## WRITTEN TASK:
Copy each line holding the string "matplotlib".

## SUPPLIED DATA:
* begin *

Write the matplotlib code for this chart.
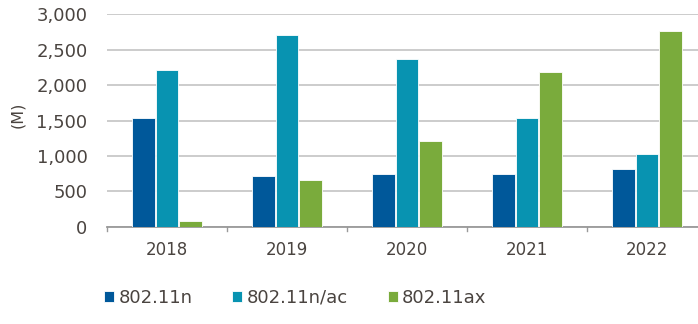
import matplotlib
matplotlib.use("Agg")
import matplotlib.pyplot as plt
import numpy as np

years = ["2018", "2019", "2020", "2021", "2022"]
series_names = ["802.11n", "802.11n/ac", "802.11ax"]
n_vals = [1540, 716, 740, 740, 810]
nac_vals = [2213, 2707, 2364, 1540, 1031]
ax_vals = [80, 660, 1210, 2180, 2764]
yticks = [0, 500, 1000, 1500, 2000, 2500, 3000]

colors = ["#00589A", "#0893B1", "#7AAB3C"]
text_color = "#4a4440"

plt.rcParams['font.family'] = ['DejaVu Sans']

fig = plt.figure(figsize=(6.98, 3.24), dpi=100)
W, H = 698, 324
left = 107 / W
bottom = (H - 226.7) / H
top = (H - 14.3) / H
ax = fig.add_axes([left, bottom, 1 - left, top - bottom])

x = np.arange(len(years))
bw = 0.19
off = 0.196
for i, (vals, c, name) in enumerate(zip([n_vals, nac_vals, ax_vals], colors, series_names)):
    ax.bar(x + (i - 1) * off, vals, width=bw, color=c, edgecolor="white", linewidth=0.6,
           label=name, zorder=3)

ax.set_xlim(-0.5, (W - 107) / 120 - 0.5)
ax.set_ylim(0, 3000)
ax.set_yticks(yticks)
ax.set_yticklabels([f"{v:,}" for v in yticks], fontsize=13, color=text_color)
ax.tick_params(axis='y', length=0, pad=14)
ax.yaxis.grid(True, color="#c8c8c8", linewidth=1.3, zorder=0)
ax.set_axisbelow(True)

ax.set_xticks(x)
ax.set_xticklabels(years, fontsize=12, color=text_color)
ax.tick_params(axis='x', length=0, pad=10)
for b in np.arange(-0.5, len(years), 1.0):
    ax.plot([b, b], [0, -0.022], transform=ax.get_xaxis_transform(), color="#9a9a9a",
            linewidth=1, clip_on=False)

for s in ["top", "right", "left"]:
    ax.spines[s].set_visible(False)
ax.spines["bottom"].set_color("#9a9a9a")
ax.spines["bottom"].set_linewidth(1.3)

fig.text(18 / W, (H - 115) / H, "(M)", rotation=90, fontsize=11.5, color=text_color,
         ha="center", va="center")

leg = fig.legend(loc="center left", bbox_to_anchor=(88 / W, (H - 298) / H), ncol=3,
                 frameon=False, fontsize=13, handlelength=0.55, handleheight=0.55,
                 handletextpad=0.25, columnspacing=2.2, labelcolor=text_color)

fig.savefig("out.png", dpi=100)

* end *

## RESPONSE TO THE TASK:
Write the matplotlib code for this chart.
import matplotlib
matplotlib.use("Agg")
import matplotlib.pyplot as plt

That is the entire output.